Carry none of the pictures over; write out the complete data exactly.

• [COLLECTED MATERIAL]
◆ ◆ ◆ ◆ ◆
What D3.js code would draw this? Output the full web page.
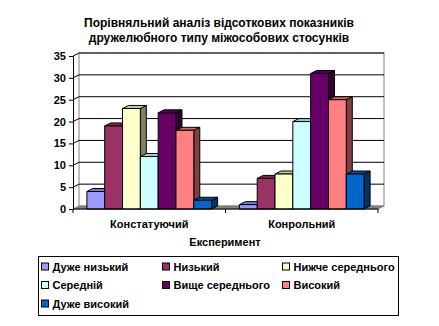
<!DOCTYPE html>
<html><head><meta charset="utf-8">
<script src="https://cdn.jsdelivr.net/npm/d3@7"></script>
<style>body{margin:0;background:#fff}svg{display:block}text{font-family:"Liberation Sans",Arial,sans-serif}</style>
</head><body>
<script>
const categories = ["Констатуючий", "Конрольний"];
const seriesNames = ["Дуже низький", "Низький", "Нижче середнього", "Середній", "Вище середнього", "Високий", "Дуже високий"];
const constatValues = [4, 19, 23, 12, 22, 18, 2];
const controlValues = [1, 7, 8, 20, 31, 25, 8];
const seriesColors = ["#9999FF", "#993366", "#FFFFCC", "#CCFFFF", "#660066", "#FF8080", "#0066CC"];
const yTicks = [0, 5, 10, 15, 20, 25, 30, 35];
const titleLines = ["Порівняльний аналіз відсоткових показників", "дружелюбного типу міжособових стосунків"];
const xTitle = "Експеримент";

const W = 439, H = 326;
const svg = d3.select("body").append("svg").attr("width", W).attr("height", H);
const dx = 6, dy = -3;
const y = d3.scaleLinear().domain([0, 35]).range([209, 56]);
const x0 = d3.scaleBand().domain(categories).range([73, 378]).paddingInner(0).paddingOuter(0);
const x1 = d3.scaleBand().domain(seriesNames).range([0, x0.bandwidth()]).paddingInner(0).paddingOuter(0.78);
const color = d3.scaleOrdinal().domain(seriesNames).range(seriesColors);
const data = [constatValues, controlValues];

// title
svg.append("g").selectAll("text").data(titleLines).join("text")
  .attr("x", 219).attr("y", (d, i) => 27 + i * 15)
  .attr("text-anchor", "middle").attr("font-weight", "bold").attr("font-size", 12)
  .text(d => d);

// back wall
const x0L = x0.range()[0], x0R = x0.range()[1];
svg.append("rect").attr("x", x0L + dx).attr("y", y(35) + dy).attr("width", x0R - x0L).attr("height", y(0) - y(35))
  .attr("fill", "#fff").attr("stroke", "#808080");
// gridlines
const gl = svg.append("g");
yTicks.filter(t => t > 0).forEach(t => {
  gl.append("line").attr("x1", x0L + dx).attr("x2", x0R + dx).attr("y1", y(t) + dy).attr("y2", y(t) + dy).attr("stroke", "#000");
  gl.append("line").attr("x1", x0L).attr("x2", x0L + dx).attr("y1", y(t)).attr("y2", y(t) + dy).attr("stroke", "#000");
});
// floor
svg.append("polygon").attr("points", [[x0L, y(0)], [x0R, y(0)], [x0R + dx, y(0) + dy], [x0L + dx, y(0) + dy]].map(p => p.join(",")).join(" "))
  .attr("fill", "#808080").attr("stroke", "#808080");

// bars
const bars = [];
categories.forEach((c, ci) => seriesNames.forEach((s, si) => bars.push({ c, s, v: data[ci][si] })));
const shade = (col, k) => { const r = d3.rgb(col); return d3.rgb(r.r * k, r.g * k, r.b * k).formatHex(); };
const bg = svg.append("g").attr("stroke", "#000").attr("stroke-width", 1).attr("stroke-linejoin", "round");
bars.forEach(b => {
  const xl = x0(b.c) + x1(b.s), xr = xl + x1.bandwidth();
  const yt = y(b.v), yb = y(0);
  const col = color(b.s);
  const g = bg.append("g");
  g.append("polygon").attr("points", [[xr, yb], [xr + dx, yb + dy], [xr + dx, yt + dy], [xr, yt]].map(p => p.join(",")).join(" ")).attr("fill", shade(col, 0.5));
  g.append("polygon").attr("points", [[xl, yt], [xr, yt], [xr + dx, yt + dy], [xl + dx, yt + dy]].map(p => p.join(",")).join(" ")).attr("fill", shade(col, 0.8));
  g.append("rect").attr("x", xl).attr("y", yt).attr("width", xr - xl).attr("height", yb - yt).attr("fill", col);
});

// y axis
const ya = svg.append("g").attr("transform", `translate(${x0L},0)`)
  .call(d3.axisLeft(y).tickValues(yTicks).tickSize(4).tickPadding(3).tickFormat(d3.format("d")));
ya.select(".domain").attr("stroke", "#000");
ya.selectAll("text").attr("font-family", "Liberation Sans").attr("font-weight", "bold").attr("font-size", 11).attr("fill", "#000");

// x axis
const xa = svg.append("g").attr("transform", `translate(0,${y(0)})`)
  .call(d3.axisBottom(x0).tickSize(0).tickPadding(11));
xa.select(".domain").remove();
svg.append("line").attr("x1", x0L).attr("x2", x0R).attr("y1", y(0)).attr("y2", y(0)).attr("stroke", "#000");
[x0L, x0L + x0.step(), x0R].forEach(xx => svg.append("line").attr("x1", xx).attr("x2", xx).attr("y1", y(0)).attr("y2", y(0) + 4).attr("stroke", "#000"));
xa.selectAll("text").attr("font-family", "Liberation Sans").attr("font-weight", "bold").attr("font-size", 11).attr("fill", "#000");

svg.append("text").attr("x", 225).attr("y", 246).attr("text-anchor", "middle").attr("font-weight", "bold").attr("font-size", 11).text(xTitle);

// legend
svg.append("rect").attr("x", 38.5).attr("y", 256.5).attr("width", 360).attr("height", 59).attr("fill", "#fff").attr("stroke", "#000");
const colX = [41.5, 162.5, 282.5];
const rowY = [266.5, 285, 303.5];
const lg = svg.append("g").selectAll("g").data(seriesNames).join("g")
  .attr("transform", (d, i) => `translate(${colX[i % 3]},${rowY[Math.floor(i / 3)]})`);
lg.append("rect").attr("x", 0).attr("y", -3.5).attr("width", 7).attr("height", 7).attr("fill", d => color(d)).attr("stroke", "#000");
lg.append("text").attr("x", 11).attr("y", 4).attr("font-weight", "bold").attr("font-size", 11).text(d => d);
</script>
</body></html>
◆ ◆ ◆ ◆ ◆
• [ANSWER BELOW]
What D3.js code would draw this? Output the full web page.
<!DOCTYPE html>
<html><head><meta charset="utf-8">
<script src="https://cdn.jsdelivr.net/npm/d3@7"></script>
<style>body{margin:0;background:#fff}svg{display:block}text{font-family:"Liberation Sans",Arial,sans-serif}</style>
</head><body>
<script>
const categories = ["Констатуючий", "Конрольний"];
const seriesNames = ["Дуже низький", "Низький", "Нижче середнього", "Середній", "Вище середнього", "Високий", "Дуже високий"];
const constatValues = [4, 19, 23, 12, 22, 18, 2];
const controlValues = [1, 7, 8, 20, 31, 25, 8];
const seriesColors = ["#9999FF", "#993366", "#FFFFCC", "#CCFFFF", "#660066", "#FF8080", "#0066CC"];
const yTicks = [0, 5, 10, 15, 20, 25, 30, 35];
const titleLines = ["Порівняльний аналіз відсоткових показників", "дружелюбного типу міжособових стосунків"];
const xTitle = "Експеримент";

const W = 439, H = 326;
const svg = d3.select("body").append("svg").attr("width", W).attr("height", H);
const dx = 6, dy = -3;
const y = d3.scaleLinear().domain([0, 35]).range([209, 56]);
const x0 = d3.scaleBand().domain(categories).range([73, 378]).paddingInner(0).paddingOuter(0);
const x1 = d3.scaleBand().domain(seriesNames).range([0, x0.bandwidth()]).paddingInner(0).paddingOuter(0.78);
const color = d3.scaleOrdinal().domain(seriesNames).range(seriesColors);
const data = [constatValues, controlValues];

// title
svg.append("g").selectAll("text").data(titleLines).join("text")
  .attr("x", 219).attr("y", (d, i) => 27 + i * 15)
  .attr("text-anchor", "middle").attr("font-weight", "bold").attr("font-size", 12)
  .text(d => d);

// back wall
const x0L = x0.range()[0], x0R = x0.range()[1];
svg.append("rect").attr("x", x0L + dx).attr("y", y(35) + dy).attr("width", x0R - x0L).attr("height", y(0) - y(35))
  .attr("fill", "#fff").attr("stroke", "#808080");
// gridlines
const gl = svg.append("g");
yTicks.filter(t => t > 0).forEach(t => {
  gl.append("line").attr("x1", x0L + dx).attr("x2", x0R + dx).attr("y1", y(t) + dy).attr("y2", y(t) + dy).attr("stroke", "#000");
  gl.append("line").attr("x1", x0L).attr("x2", x0L + dx).attr("y1", y(t)).attr("y2", y(t) + dy).attr("stroke", "#000");
});
// floor
svg.append("polygon").attr("points", [[x0L, y(0)], [x0R, y(0)], [x0R + dx, y(0) + dy], [x0L + dx, y(0) + dy]].map(p => p.join(",")).join(" "))
  .attr("fill", "#808080").attr("stroke", "#808080");

// bars
const bars = [];
categories.forEach((c, ci) => seriesNames.forEach((s, si) => bars.push({ c, s, v: data[ci][si] })));
const shade = (col, k) => { const r = d3.rgb(col); return d3.rgb(r.r * k, r.g * k, r.b * k).formatHex(); };
const bg = svg.append("g").attr("stroke", "#000").attr("stroke-width", 1).attr("stroke-linejoin", "round");
bars.forEach(b => {
  const xl = x0(b.c) + x1(b.s), xr = xl + x1.bandwidth();
  const yt = y(b.v), yb = y(0);
  const col = color(b.s);
  const g = bg.append("g");
  g.append("polygon").attr("points", [[xr, yb], [xr + dx, yb + dy], [xr + dx, yt + dy], [xr, yt]].map(p => p.join(",")).join(" ")).attr("fill", shade(col, 0.5));
  g.append("polygon").attr("points", [[xl, yt], [xr, yt], [xr + dx, yt + dy], [xl + dx, yt + dy]].map(p => p.join(",")).join(" ")).attr("fill", shade(col, 0.8));
  g.append("rect").attr("x", xl).attr("y", yt).attr("width", xr - xl).attr("height", yb - yt).attr("fill", col);
});

// y axis
const ya = svg.append("g").attr("transform", `translate(${x0L},0)`)
  .call(d3.axisLeft(y).tickValues(yTicks).tickSize(4).tickPadding(3).tickFormat(d3.format("d")));
ya.select(".domain").attr("stroke", "#000");
ya.selectAll("text").attr("font-family", "Liberation Sans").attr("font-weight", "bold").attr("font-size", 11).attr("fill", "#000");

// x axis
const xa = svg.append("g").attr("transform", `translate(0,${y(0)})`)
  .call(d3.axisBottom(x0).tickSize(0).tickPadding(11));
xa.select(".domain").remove();
svg.append("line").attr("x1", x0L).attr("x2", x0R).attr("y1", y(0)).attr("y2", y(0)).attr("stroke", "#000");
[x0L, x0L + x0.step(), x0R].forEach(xx => svg.append("line").attr("x1", xx).attr("x2", xx).attr("y1", y(0)).attr("y2", y(0) + 4).attr("stroke", "#000"));
xa.selectAll("text").attr("font-family", "Liberation Sans").attr("font-weight", "bold").attr("font-size", 11).attr("fill", "#000");

svg.append("text").attr("x", 225).attr("y", 246).attr("text-anchor", "middle").attr("font-weight", "bold").attr("font-size", 11).text(xTitle);

// legend
svg.append("rect").attr("x", 38.5).attr("y", 256.5).attr("width", 360).attr("height", 59).attr("fill", "#fff").attr("stroke", "#000");
const colX = [41.5, 162.5, 282.5];
const rowY = [266.5, 285, 303.5];
const lg = svg.append("g").selectAll("g").data(seriesNames).join("g")
  .attr("transform", (d, i) => `translate(${colX[i % 3]},${rowY[Math.floor(i / 3)]})`);
lg.append("rect").attr("x", 0).attr("y", -3.5).attr("width", 7).attr("height", 7).attr("fill", d => color(d)).attr("stroke", "#000");
lg.append("text").attr("x", 11).attr("y", 4).attr("font-weight", "bold").attr("font-size", 11).text(d => d);
</script>
</body></html>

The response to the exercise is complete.